Somnambule - Writing About Music

Throbbing Gristle ~ A Taste Of...

It’s strange to think that electronic music, at a conservative estimate, is now three decades old. The 1970s are already a (short) lifetime away. Yet it’s in that decade that the foundations were laid for so many of the architectural forms currently being explored: from Kraftwerk to Cluster, Giorgio Moroder to Brian Eno, the decade was fecund with possibility. 30 years ago another movement with a fascination for synthesizers was also sending out its bindweed-like tendrils. Throbbing Gristle were the movement’s lascivious class monitors and they gave the genre its name with their slogan “industrial music for industrial people”. Like their peers, the group explored the musical opportunities proffered by the availability of electronic instruments and were to become influential on later generations of musicans including Pan Sonic, Nine Inch Nails, Two Lone Swordsmen and Laibach. Although they disbanded in 1980, the group’s members have continued to be creative forces as the output of Coil, Chris and Cosey, Psychic TV and a number of other projects attest.

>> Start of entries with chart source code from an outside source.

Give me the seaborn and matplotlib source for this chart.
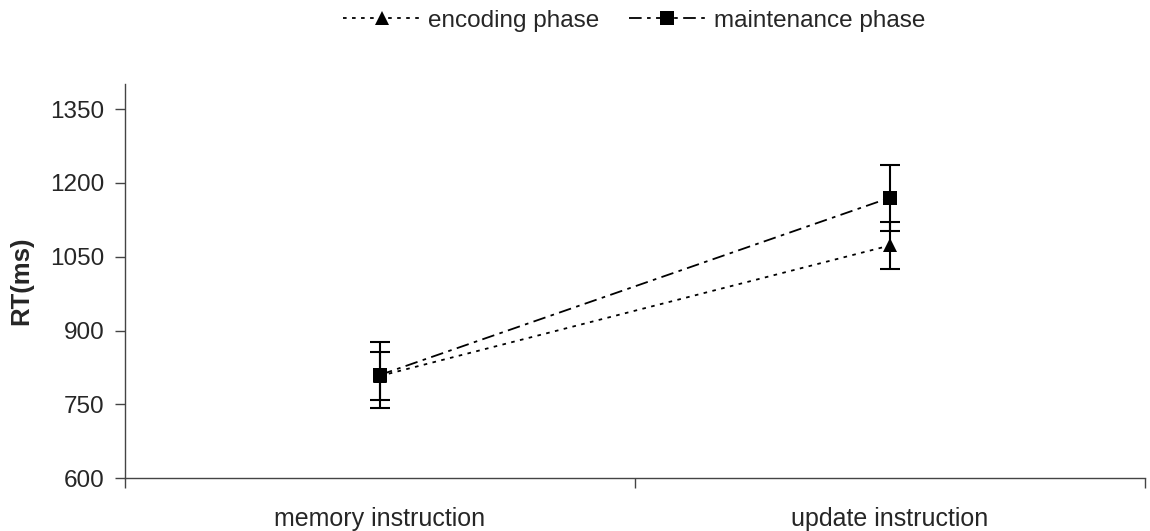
import numpy as np
import pandas as pd
import matplotlib
matplotlib.use("Agg")
import matplotlib.pyplot as plt
from matplotlib.ticker import FixedLocator
import seaborn as sns

# ---- data ----
categories = ["memory instruction", "update instruction"]
series_names = ["encoding phase", "maintenance phase"]
encoding_rt = [808, 1073]
encoding_err = [49, 47]
maintenance_rt = [810, 1170]
maintenance_err = [67, 67]
y_ticks = [600, 750, 900, 1050, 1200, 1350]

sns.set_theme(style="white")
plt.rcParams["font.family"] = ["Liberation Sans", "DejaVu Sans"]

pos = np.arange(len(categories))
df = pd.DataFrame({
    "x": np.concatenate([pos, pos]),
    "RT": encoding_rt + maintenance_rt,
    "phase": [series_names[0]] * len(categories) + [series_names[1]] * len(categories),
})

fig = plt.figure(figsize=(11.5, 5.31), dpi=100)
ax = fig.add_axes([125 / 1150, 1 - 478.3 / 531, (1145 - 125) / 1150, (478.3 - 84) / 531])

sns.lineplot(
    data=df, x="x", y="RT", style="phase", hue="phase",
    palette={series_names[0]: "black", series_names[1]: "black"},
    dashes={series_names[0]: (2, 3), series_names[1]: (7, 3, 2, 3)},
    markers={series_names[0]: "^", series_names[1]: "s"},
    markersize=10, linewidth=1.3, markeredgewidth=0,
    ax=ax, legend=True, zorder=3,
)

ax.errorbar(pos, encoding_rt, yerr=encoding_err, fmt="none", ecolor="black",
            elinewidth=1.5, capsize=7.5, capthick=1.5, zorder=2)
ax.errorbar(pos, maintenance_rt, yerr=maintenance_err, fmt="none", ecolor="black",
            elinewidth=1.5, capsize=7.5, capthick=1.5, zorder=2)

ax.set_xlim(-0.5, len(categories) - 0.5)
ax.set_ylim(600, 1401)
ax.set_yticks(y_ticks)
ax.set_yticklabels([str(v) for v in y_ticks], fontsize=17.5)
ax.set_xticks(pos)
ax.set_xticklabels(categories, fontsize=18)
ax.xaxis.set_minor_locator(FixedLocator(np.arange(-0.5, len(categories), 1.0)))
ax.tick_params(axis="x", which="major", length=0, pad=21)
ax.tick_params(axis="x", which="minor", length=7, width=1, color="#444444", direction="out", bottom=True)
ax.tick_params(axis="y", which="major", length=7, width=1, color="#444444", direction="out", left=True, pad=8)

ax.set_xlabel("")
ax.set_ylabel("RT(ms)", fontsize=18.5, fontweight="bold", labelpad=12)

for s in ["top", "right"]:
    ax.spines[s].set_visible(False)
for s in ["left", "bottom"]:
    ax.spines[s].set_color("#444444")
    ax.spines[s].set_linewidth(1)

handles, labels = ax.get_legend_handles_labels()
ax.legend(handles, labels, loc="center", bbox_to_anchor=(634 / 1150, 1 - 21 / 531),
          bbox_transform=fig.transFigure, ncol=2, frameon=False, fontsize=17.5,
          handlelength=3.2, handletextpad=0.3, columnspacing=1.2)

fig.savefig("out.png", dpi=100)
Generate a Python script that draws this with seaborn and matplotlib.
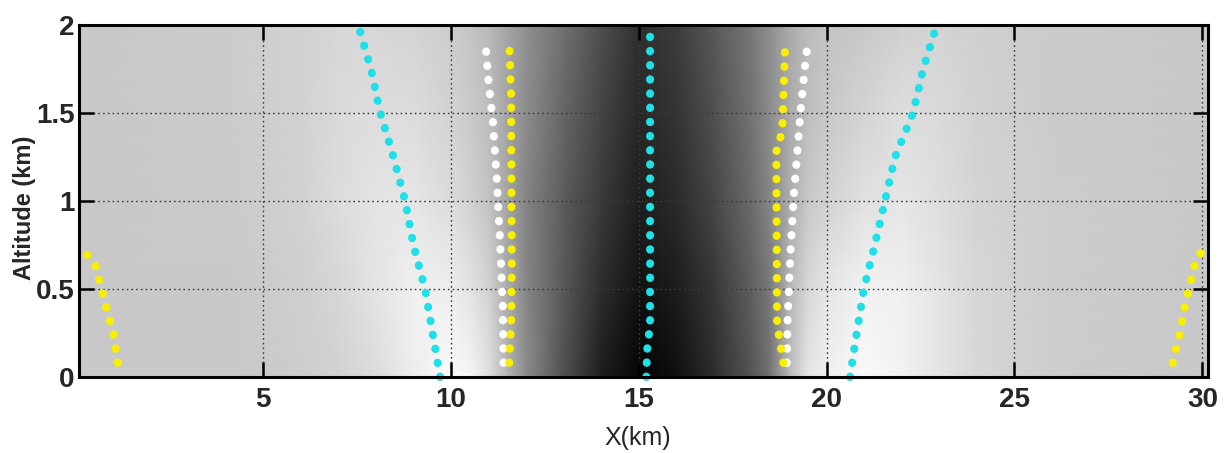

How does Throbbing Gristle’s particular brand of prehistory sound today? To these ears it’s still refreshingly perverse, occasionally threatening and surprisingly contemporary. A Taste Of... dips its painted toes into a number of the group’s releases and reveals the breadth of territory the group explored in its five year lifetime, much of it soaked in a dark humour which heads straight for taboo subjects including gas chambers, paedophilia and sado-masochism. Quite apart from its conceptual focus, the group explored a wide range of musical possibilities from electronic pop (“Hot On The Heels Of Love”, “Something Came Over Me”) to dark ambient (“Cabaret Voltaire”, “Hamburger Lady”) and abstract electronica (“Dead On Arrival”). This compilation provides little contextual information, but the digipak cover image perhaps says enough: it’s a suitably gruesome photograph of a young man apparently slicing his tongue off. Despite spawning in the supposedly grey ‘70s, the group continue to provide an appropriately off-colour palliative for a western culture all too obsessed by reality television and the endorsement of low-risk popular culture. A Taste Of... makes an excellent starting point for TG ingénues.